Friday, April 14, 2006

Google Calendar: why did it take so long?

It could not have been technical issues that had this project delayed for so long... How long exactly, I'm not even sure. Year and a half ago, when I actively interviewed for a new job, I had a contact with Google's GMail hiring person and in that conversation I was trying to sell my experience in building an online calendaring application (can be checked out by anybody willing to, web registration was always free), and (although not immediately visible) providing APIs for mobile calendaring client. Nothing extremely fancy or unusual, but a working, scaleable web app with proper backend and covering over 90% of types of recurring (or reoccurring, for those who like this spelling more) events as compared to MS Outlook. At that time, I suggested that GMail needs a tight integration with Calendaring application (since your contacts are already there), and also needs to integrate with freshly acquired Google Earth to have addresses mapped easiliy. Now, it would be silly to think that this suggestion was a revelation and that it affected Google's PIM (for Personal Information Manager) product roadmap... These ideas are pretty much laying on the surface.

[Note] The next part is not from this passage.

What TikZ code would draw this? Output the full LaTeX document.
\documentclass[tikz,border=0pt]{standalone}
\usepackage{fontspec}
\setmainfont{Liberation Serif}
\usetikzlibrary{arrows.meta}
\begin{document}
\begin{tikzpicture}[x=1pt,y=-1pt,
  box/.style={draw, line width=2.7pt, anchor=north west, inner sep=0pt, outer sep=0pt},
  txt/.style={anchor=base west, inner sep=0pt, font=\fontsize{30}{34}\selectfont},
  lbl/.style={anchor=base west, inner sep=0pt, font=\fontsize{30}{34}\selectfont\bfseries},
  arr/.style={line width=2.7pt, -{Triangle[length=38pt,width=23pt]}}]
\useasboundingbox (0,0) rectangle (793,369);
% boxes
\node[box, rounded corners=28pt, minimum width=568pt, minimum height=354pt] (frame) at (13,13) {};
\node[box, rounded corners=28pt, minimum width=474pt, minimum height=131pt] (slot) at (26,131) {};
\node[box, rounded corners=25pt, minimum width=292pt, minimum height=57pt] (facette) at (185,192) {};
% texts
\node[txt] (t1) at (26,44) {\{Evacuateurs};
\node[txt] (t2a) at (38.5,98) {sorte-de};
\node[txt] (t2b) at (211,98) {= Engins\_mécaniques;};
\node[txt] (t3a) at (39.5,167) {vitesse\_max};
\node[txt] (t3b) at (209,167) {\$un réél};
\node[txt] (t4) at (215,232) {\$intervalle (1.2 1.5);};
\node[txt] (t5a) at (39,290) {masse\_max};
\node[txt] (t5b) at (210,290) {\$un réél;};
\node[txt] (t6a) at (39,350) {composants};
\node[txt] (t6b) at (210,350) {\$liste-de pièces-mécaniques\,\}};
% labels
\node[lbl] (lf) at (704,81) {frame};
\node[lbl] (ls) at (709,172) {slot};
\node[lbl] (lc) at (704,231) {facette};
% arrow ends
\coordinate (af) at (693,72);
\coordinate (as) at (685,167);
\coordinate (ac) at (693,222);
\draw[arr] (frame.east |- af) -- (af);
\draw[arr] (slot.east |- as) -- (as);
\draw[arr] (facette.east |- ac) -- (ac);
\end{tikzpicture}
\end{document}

Anyway, recognition of addresses in emails was implemented much sooner than Calendaring application, even though work on Calendaring application was already ongoing at the time my phone screen interview has occured (which I did not pass, by the way, failing question on algorythms; Google's hiring process is sometimes as rigid and as random as the one I'm participating in at my current place: good people get turned down frequently). At Xpherix, we had Calendaring app working (and integrated with synchronization software) in around 6 months. What took Big G 2 years? I'd guess, the so-called "due diligence" big corporations have to pay respect to. See, the PIM territory is a minefield of patents. All underlying technologies involving data storage, transmission, representation, and synchronization are claimed as somebody's IP. If RIM's troubles seem not directly linked, recent motion by Visto to sue an estabilished data synchronization company are much closer to home. And all this aqcuisition activity: Intellisync, etc.

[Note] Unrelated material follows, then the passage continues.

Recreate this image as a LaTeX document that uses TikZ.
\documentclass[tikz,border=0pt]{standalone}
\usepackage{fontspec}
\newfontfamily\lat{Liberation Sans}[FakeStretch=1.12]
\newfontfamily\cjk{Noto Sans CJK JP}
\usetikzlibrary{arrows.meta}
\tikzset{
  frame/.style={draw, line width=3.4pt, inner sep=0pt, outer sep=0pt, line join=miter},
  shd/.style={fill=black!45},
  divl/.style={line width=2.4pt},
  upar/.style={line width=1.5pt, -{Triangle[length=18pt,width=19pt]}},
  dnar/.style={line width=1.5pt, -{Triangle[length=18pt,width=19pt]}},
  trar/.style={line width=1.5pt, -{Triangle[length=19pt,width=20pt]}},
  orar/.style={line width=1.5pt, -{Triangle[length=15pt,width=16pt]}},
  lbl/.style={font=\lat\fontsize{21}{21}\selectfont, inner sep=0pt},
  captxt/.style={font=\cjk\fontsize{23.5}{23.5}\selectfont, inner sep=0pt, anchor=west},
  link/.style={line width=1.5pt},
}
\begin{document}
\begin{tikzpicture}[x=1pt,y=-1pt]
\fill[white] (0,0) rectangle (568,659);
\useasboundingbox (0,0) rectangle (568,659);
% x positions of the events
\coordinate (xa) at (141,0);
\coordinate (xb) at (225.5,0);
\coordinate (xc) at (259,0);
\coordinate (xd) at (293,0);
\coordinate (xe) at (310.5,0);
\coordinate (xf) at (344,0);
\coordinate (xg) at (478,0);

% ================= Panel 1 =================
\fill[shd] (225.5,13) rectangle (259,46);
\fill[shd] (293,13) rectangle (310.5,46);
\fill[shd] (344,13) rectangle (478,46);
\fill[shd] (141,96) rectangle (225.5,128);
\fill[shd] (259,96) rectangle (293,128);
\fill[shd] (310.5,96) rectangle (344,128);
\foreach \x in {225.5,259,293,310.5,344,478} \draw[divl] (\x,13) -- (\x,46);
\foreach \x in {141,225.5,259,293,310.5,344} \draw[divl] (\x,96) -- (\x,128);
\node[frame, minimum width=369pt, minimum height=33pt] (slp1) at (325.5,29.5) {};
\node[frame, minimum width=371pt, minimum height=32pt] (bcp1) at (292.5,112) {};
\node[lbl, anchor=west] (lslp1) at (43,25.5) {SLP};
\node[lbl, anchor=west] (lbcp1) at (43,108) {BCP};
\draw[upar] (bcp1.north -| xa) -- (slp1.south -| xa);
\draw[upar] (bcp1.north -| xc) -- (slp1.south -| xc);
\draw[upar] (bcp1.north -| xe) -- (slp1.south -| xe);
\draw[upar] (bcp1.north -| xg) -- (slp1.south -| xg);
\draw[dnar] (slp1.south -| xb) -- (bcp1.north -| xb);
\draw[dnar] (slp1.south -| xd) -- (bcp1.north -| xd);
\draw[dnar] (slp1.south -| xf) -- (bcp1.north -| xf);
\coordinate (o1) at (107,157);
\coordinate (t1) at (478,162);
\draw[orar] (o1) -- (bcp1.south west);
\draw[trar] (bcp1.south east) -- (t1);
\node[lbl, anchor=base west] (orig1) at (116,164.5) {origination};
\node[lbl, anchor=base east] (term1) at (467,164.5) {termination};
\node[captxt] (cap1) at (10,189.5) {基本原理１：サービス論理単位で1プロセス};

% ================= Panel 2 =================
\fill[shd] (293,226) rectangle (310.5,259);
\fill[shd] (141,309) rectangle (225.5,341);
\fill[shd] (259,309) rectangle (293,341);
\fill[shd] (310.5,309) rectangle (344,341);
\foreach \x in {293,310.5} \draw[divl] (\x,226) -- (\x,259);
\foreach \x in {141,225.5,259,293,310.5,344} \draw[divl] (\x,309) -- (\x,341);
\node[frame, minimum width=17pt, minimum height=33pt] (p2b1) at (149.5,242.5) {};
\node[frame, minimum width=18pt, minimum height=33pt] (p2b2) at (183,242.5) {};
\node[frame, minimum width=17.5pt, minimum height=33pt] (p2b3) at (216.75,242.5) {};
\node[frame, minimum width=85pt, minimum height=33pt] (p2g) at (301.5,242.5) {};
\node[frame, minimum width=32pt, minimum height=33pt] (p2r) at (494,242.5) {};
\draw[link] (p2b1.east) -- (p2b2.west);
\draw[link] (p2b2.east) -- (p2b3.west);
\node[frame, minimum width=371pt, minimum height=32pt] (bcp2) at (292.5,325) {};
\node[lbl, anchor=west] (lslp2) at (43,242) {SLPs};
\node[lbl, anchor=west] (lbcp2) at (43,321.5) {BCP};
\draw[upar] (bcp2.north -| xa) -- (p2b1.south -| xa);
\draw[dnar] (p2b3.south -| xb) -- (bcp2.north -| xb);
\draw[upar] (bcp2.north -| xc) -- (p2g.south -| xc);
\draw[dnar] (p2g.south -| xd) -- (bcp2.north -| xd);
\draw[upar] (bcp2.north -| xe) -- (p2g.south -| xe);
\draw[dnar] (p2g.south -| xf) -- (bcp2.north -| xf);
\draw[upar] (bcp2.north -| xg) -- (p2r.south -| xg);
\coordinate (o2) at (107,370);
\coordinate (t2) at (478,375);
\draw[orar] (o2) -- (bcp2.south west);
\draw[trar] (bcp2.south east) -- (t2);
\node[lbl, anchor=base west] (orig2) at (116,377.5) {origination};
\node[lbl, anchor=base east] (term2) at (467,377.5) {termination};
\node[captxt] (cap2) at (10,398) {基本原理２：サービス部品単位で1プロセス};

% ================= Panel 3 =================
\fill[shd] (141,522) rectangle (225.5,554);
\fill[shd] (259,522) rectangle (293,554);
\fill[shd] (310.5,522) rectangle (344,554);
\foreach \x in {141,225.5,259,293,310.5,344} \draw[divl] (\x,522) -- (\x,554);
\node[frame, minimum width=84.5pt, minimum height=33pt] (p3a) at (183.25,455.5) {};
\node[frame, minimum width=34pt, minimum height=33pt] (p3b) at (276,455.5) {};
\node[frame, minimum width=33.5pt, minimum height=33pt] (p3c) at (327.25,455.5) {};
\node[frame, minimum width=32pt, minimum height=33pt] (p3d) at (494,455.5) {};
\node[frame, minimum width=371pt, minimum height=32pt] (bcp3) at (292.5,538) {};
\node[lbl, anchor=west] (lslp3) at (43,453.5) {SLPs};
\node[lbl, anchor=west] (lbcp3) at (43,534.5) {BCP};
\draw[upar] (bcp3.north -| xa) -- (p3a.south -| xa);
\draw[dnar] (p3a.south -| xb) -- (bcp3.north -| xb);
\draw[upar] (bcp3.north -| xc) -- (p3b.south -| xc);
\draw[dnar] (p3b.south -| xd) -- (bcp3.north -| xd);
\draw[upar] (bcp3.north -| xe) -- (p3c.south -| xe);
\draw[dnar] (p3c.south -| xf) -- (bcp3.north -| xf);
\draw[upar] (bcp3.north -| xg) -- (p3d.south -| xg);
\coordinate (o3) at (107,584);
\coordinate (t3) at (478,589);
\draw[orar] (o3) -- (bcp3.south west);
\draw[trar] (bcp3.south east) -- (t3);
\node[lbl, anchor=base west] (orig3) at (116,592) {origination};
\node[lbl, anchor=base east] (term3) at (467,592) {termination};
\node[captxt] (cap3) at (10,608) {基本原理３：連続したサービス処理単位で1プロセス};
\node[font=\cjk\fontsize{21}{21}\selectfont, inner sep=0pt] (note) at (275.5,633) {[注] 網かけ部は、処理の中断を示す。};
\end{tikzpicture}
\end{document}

Problem is, there are only so many ways to solve those kinds of issues (not counting stupid ways, which BTW live in products by big names; say, Sun's calendaring sever, AFAIK, stores regular instances of recurring calendar events as separate records, which forces them to cap the "event horizon" at few tens of yesrs from start date. Ours was smarter: one record for all recurring events, plus two records for each exception, coupled with a scary-ugly SQL to do initial filtering. That was good stuff actually. Should we have patented this? :) ). I should stop here to not to launch into the usual software patents debate. No point, it's all business as usual. But if it took Big G, speculatively, one full extra year to clarify issues, what chance does a smaller company have? There's just one chance: do it and hope your company is small enough to slide under a radar of litigious types, yet just big enough to make a living off of your products. Afraid this means only one-person-strong companies can live in this world. IP carriers, huh?

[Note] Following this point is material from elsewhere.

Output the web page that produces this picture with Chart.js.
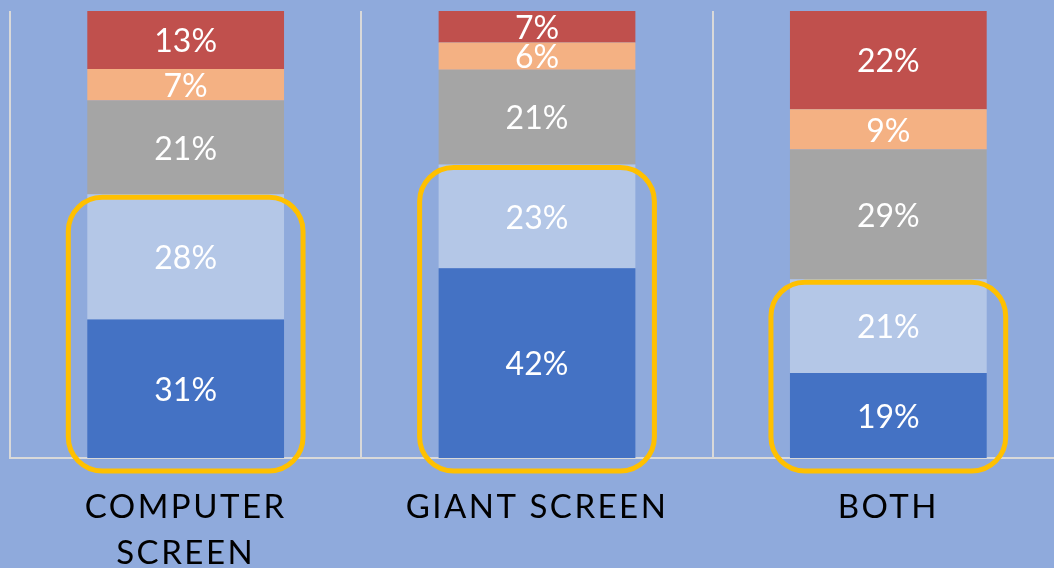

Update: Big G has taken the same "stupid" route I mentioned above. For recurring events, they put a cap on number of occurrences. To see for yourself, create an event that repeats every weekday and set no end date. Then, navigate into the future: sometime in 2008 your event will no longer register... I don't believe they're just stupid, it must be that a more elegant approach is barred by a patent. I wonder who holds it... Hmm, could be some company that participated in IETF's iCal standard development and so put a stake over there as well? You guessed it right: Microsoft (United States Patent 7016909, and may be others). Still too big for Google to take on, yet.

According to http://googleblog.blogspot.com/2006/04/its-about-time.html, Google Calendar is compliant with iCalendar standard. Hmm, haven't seen anything there saying recurring calendar event definition with no end date should generate events for under 400 instances. BTW, why so many, exactly? And how many, exactly? Is it simply 365? Is it 21 months worth of data? Wonder, how much it costs to license Microsoft's portfolio of patents on Calendaring and Scheduling. Do they even allow anybody to license it, or do they just keep it between them and IBM?

Another update: just double-checked Yahoo's Calendar. It does not have this problem. Apparently, Yahoo has cross-licensing agreement with other "haves" to use this efficient algorythm. So, why hasn't Google?

1 Comments:

Anonymous Anonymous said...

That's rather sad. We can only hope for patent reform and/or the elimination of software patents before all innovation is crushed.